Girl on Book Action: Mina by Marie Kiraly

Mina by Marie Kiraly
ISBN: 0-425-14359-7


In Bram Stoker’s immortal classic, Dracula, an extraordinary woman named Mina Harker became the living object of a vampire’s obsession. He came to her in the night, like a demon lover, opening a vein in his chest – and pressing her tender lips to the wound. Consumed by passion, Mina drank of his blood. And from that moment on, his seductive power filled her senses with strange, forbidden longings. Only one thing saved her soul from eternal damnation: a stake driven through the heart of Count Dracula…

But was the spell really broken? Could a mortal woman return to an ordinary life of marriage – after tasting the exquisite pleasures of Dracula’s desire? In this sensual and haunting sequel to Bram Stoker’s Dracula, the dark prince’s most famous mistress reveals the untold story of a timeless love that refused to die.


My Thoughts:

Marie Kiraly is a pen name for Elaine Bergstrom and depending on which edition of this book you’re looking at it may have either name on its cover. I’m not sure why this is the case and I mention it so that you, dear reader, are not confused if you happen to look this book up elsewhere. Now that we have the preliminaries out of the way, let me give you a review and I will try my best not to spoil it, but I fear in this case it may be impossible to avoid. A lot of the book deals with the mystery of whether or not Dracula is still alive and I'm not sure I can safely discuss the book without giving away the mystery, although the back cover does strongly hint at the content. Stop reading now if you care about these sorts of things.

I really enjoyed reading this book and it certainly helped me drag myself out of a reading slump, but I do wish that Kiraly (I will use this name throughout as it’s the name on my copy) had chosen to stick to one style of narration. I understand that she was trying to connect her narrative to Stoker’s but if she was going to use journals and letters it would have worked better if that is all that was used. Instead, she intersperses Mina’s journals with third person narration, which hops between the different characters, a move that was likely meant to provide the multiple view points of Dracula. The story still works and is pretty gripping; I just think it would have benefited from consistency.

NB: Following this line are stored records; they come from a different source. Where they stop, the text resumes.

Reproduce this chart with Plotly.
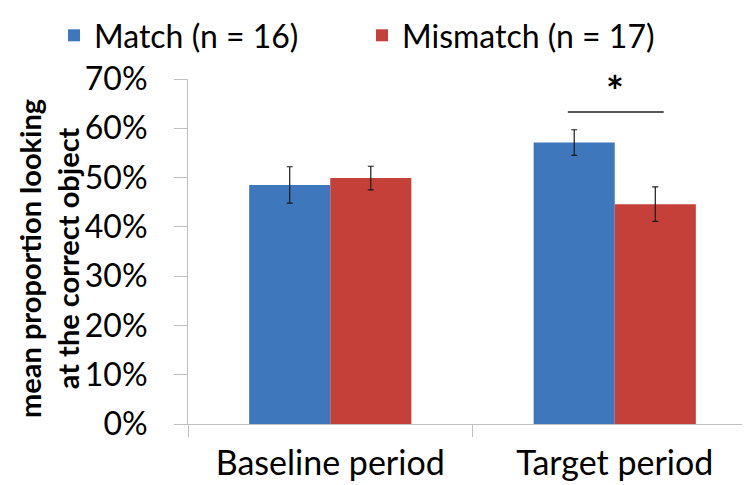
import plotly.graph_objects as go

categories = ["Baseline period", "Target period"]
series_names = ["Match (n = 16)", "Mismatch (n = 17)"]
match_vals = [0.485, 0.571]
match_err = [0.037, 0.026]
mismatch_vals = [0.499, 0.446]
mismatch_err = [0.024, 0.035]
y_ticks = [0, 0.1, 0.2, 0.3, 0.4, 0.5, 0.6, 0.7]
y_tick_labels = ["0%", "10%", "20%", "30%", "40%", "50%", "60%", "70%"]

BLUE = "#3F77BC"
RED = "#C6403A"
FONT = "Lato, Carlito, Calibri, sans-serif"

fig = go.Figure()
fig.add_trace(go.Bar(
    x=categories, y=match_vals, name=series_names[0], legend="legend",
    marker=dict(color=BLUE, line=dict(width=0)),
    error_y=dict(type="data", array=match_err, visible=True,
                 color="#1a1a1a", thickness=1.2, width=3),
))
fig.add_trace(go.Bar(
    x=categories, y=mismatch_vals, name=series_names[1], legend="legend2",
    marker=dict(color=RED, line=dict(width=0)),
    error_y=dict(type="data", array=mismatch_err, visible=True,
                 color="#1a1a1a", thickness=1.2, width=3),
))

# significance bar and asterisk
fig.add_shape(type="line", xref="x", yref="y", x0=0.835, x1=1.172, y0=0.633, y1=0.633,
              line=dict(color="#222222", width=1.5))
fig.add_annotation(x=1, y=0.676, xref="x", yref="y", text="<b>*</b>", showarrow=False,
                   yanchor="middle", font=dict(family=FONT, size=42, color="#000000"))

# y-axis title
fig.add_annotation(x=-(180 - 40) / 569, y=(416 - 251) / 345, xref="paper", yref="paper",
                   xanchor="center", yanchor="middle", textangle=-90, showarrow=False,
                   text="<b>mean proportion looking<br>at the correct object</b>",
                   font=dict(family=FONT, size=29, color="#000000"))

legend_common = dict(orientation="h", xref="container", yref="container",
                     xanchor="left", yanchor="top", y=1.0,
                     font=dict(family=FONT, size=32, color="#000000"),
                     bgcolor="rgba(0,0,0,0)", itemclick=False, itemdoubleclick=False)

fig.update_layout(
    width=750, height=485,
    margin=dict(l=180, r=1, t=71, b=69, autoexpand=False),
    paper_bgcolor="white", plot_bgcolor="white",
    barmode="group", bargap=0.43, bargroupgap=0,
    font=dict(family=FONT, color="#000000"),
    showlegend=True,
    legend=dict(x=46 / 750, **legend_common),
    legend2=dict(x=354 / 750, **legend_common),
    xaxis=dict(
        type="category", showline=True, linecolor="#BFBFBF", linewidth=1,
        ticks="outside", tickson="boundaries", ticklen=12, tickcolor="#BFBFBF",
        tickfont=dict(family=FONT, size=34, color="#000000"), ticklabelstandoff=9,
        showgrid=False, zeroline=False, automargin=False,
    ),
    yaxis=dict(
        range=[0, 0.7], tickvals=y_ticks, ticktext=y_tick_labels,
        showline=True, linecolor="#BFBFBF", linewidth=1,
        ticks="outside", ticklen=13, tickcolor="#BFBFBF",
        tickfont=dict(family=FONT, size=32, color="#000000"), ticklabelstandoff=20,
        showgrid=False, zeroline=False, automargin=False,
    ),
)

fig.write_html("out.html")
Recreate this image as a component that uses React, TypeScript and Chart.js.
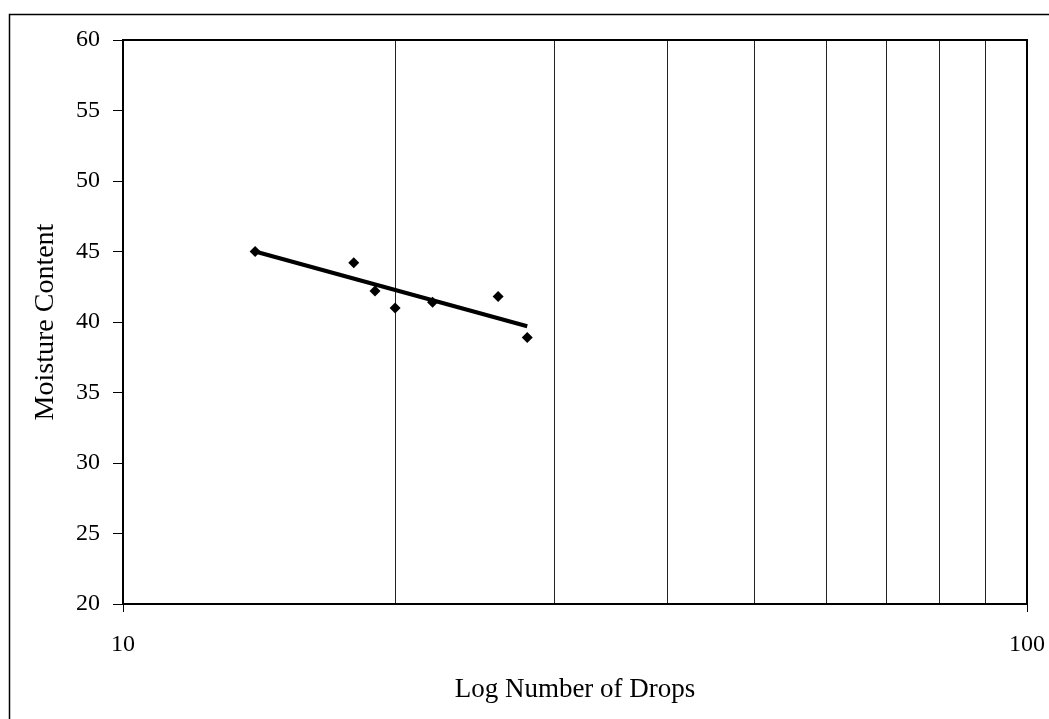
import React, { useEffect, useRef } from "react";
import { Chart, registerables } from "chart.js";

Chart.register(...registerables);

const drops = [14, 18, 19, 20, 22, 26, 28];
const moisture = [45.0, 44.2, 42.2, 41.0, 41.4, 41.8, 38.9];
const trendX = [14, 28];
const trendY = [45.0, 39.7];
const xTicks = [10, 20, 30, 40, 50, 60, 70, 80, 90, 100];
const xLabeled = [10, 100];

const FONT = "'Liberation Serif', 'DejaVu Serif', serif";

const framePlugin = {
  id: "frame",
  beforeDraw(chart: any) {
    const ctx = chart.ctx;
    ctx.save();
    ctx.fillStyle = "#fff";
    ctx.fillRect(0, 0, chart.width, chart.height);
    ctx.strokeStyle = "#000";
    ctx.lineWidth = 1.5;
    ctx.strokeRect(9.5, 14.5, 1100, 800);
    ctx.restore();
  },
  afterDraw(chart: any) {
    const { left, top, right, bottom } = chart.chartArea;
    const ctx = chart.ctx;
    ctx.save();
    ctx.strokeStyle = "#000";
    ctx.lineWidth = 2;
    ctx.strokeRect(left, top, right - left, bottom - top);
    ctx.restore();
  },
};

export default function App() {
  const ref = useRef<HTMLCanvasElement>(null);
  useEffect(() => {
    if (!ref.current) return;
    const chart = new Chart(ref.current, {
      type: "scatter",
      data: {
        datasets: [
          {
            label: "Moisture",
            data: drops.map((x, i) => ({ x, y: moisture[i] })),
            pointStyle: "rectRot",
            pointRadius: 5.5,
            backgroundColor: "#000",
            borderColor: "#000",
            borderWidth: 0,
            showLine: false,
            order: 0,
          },
          {
            label: "Trend",
            data: trendX.map((x, i) => ({ x, y: trendY[i] })),
            showLine: true,
            borderColor: "#000",
            borderWidth: 4,
            pointRadius: 0,
            order: 1,
          },
        ],
      },
      options: {
        animation: false,
        responsive: false,
        events: [],
        layout: { padding: { left: 0, top: 40, right: 22, bottom: 0 } },
        plugins: { legend: { display: false }, tooltip: { enabled: false } },
        scales: {
          x: {
            type: "logarithmic",
            min: 10,
            max: 100,
            afterBuildTicks: (scale: any) => {
              scale.ticks = xTicks.map((v) => ({ value: v }));
            },
            afterFit: (scale: any) => {
              scale.height = 115;
              scale.paddingLeft = 0;
              scale.paddingRight = 0;
            },
            border: { display: false },
            grid: {
              color: "#222",
              lineWidth: 1,
              tickLength: 8,
              tickColor: (ctx: any) =>
                ctx.tick && xLabeled.includes(ctx.tick.value) ? "#000" : "rgba(0,0,0,0)",
            },
            ticks: {
              autoSkip: false,
              maxRotation: 0,
              padding: 18,
              color: "#000",
              font: { family: FONT, size: 24 },
              callback: (v: any) => (xLabeled.includes(Number(v)) ? String(v) : ""),
            },
            title: {
              display: true,
              text: "Log Number of Drops",
              color: "#000",
              font: { family: FONT, size: 27 },
              padding: { top: 0, bottom: 13 },
            },
          },
          y: {
            min: 20,
            max: 60,
            afterFit: (scale: any) => {
              scale.width = 123;
            },
            border: { display: false },
            grid: {
              drawOnChartArea: false,
              tickLength: 10,
              tickColor: "#000",
              lineWidth: 1,
            },
            ticks: {
              stepSize: 5,
              padding: 13,
              color: "#000",
              font: { family: FONT, size: 24 },
            },
            title: {
              display: true,
              text: "Moisture Content",
              color: "#000",
              font: { family: FONT, size: 28 },
              padding: { top: 29, bottom: 0 },
            },
          },
        },
      },
      plugins: [framePlugin],
    });
    return () => chart.destroy();
  }, []);
  return (
    <canvas
      ref={ref}
      width={1049}
      height={719}
      style={{ position: "fixed", left: 0, top: 0, width: 1049, height: 719 }}
    />
  );
}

Mina’s struggle for independence in a society where a liberated female is not acceptable added some depth to the story so it didn’t feel like just another paranormal romance. However, it made the opening slow if you’re looking for something with a fast pace and lots of action. The second half definitely picks up and the change of pace was nice, but it was made more meaningful by the earlier character exploration. Mina’s conflict really made the book interesting, her strength and her determination, but it was undermined by the fact that Dracula’s blood spurs on her passion and makes her grasp for more in her life. Still, in the end she stands alone against the vampires, none of the men can help her.

Another aspect I appreciated was that the vampire brides are fleshed out in Kiraly’s narrative and she uses a journal to good effect here. They are still monstrous, but some of their humanity is restored so you don’t just see them as overly sexual creatures that feed on the blood of children when they aren’t able to seduce travelers for their meals. Actually, both the men and women are well-written and three-dimensional, but the men tend to lack understanding and suffer from a general inability or unwillingness to act. The exception is Lord Winston Gance, but his motives are suspect from the outset.

The resolution was a little anti-climatic, but also solved the issue of Mina’s passion and need for independence and sexual satisfaction being so heavily influenced by Dracula. The end did leave me wondering what would happen next, and it appears that there is a sequel called Blood to Blood which I may need to find so I know how Mina’s life turns out after all of her struggles and triumphs.

Overall, I recommend this novel if you’re looking for something that features the characters from Dracula that is more sympathetic to the women characters. The stylistic issues really fade into the background as the story grips you and pulls you along with it.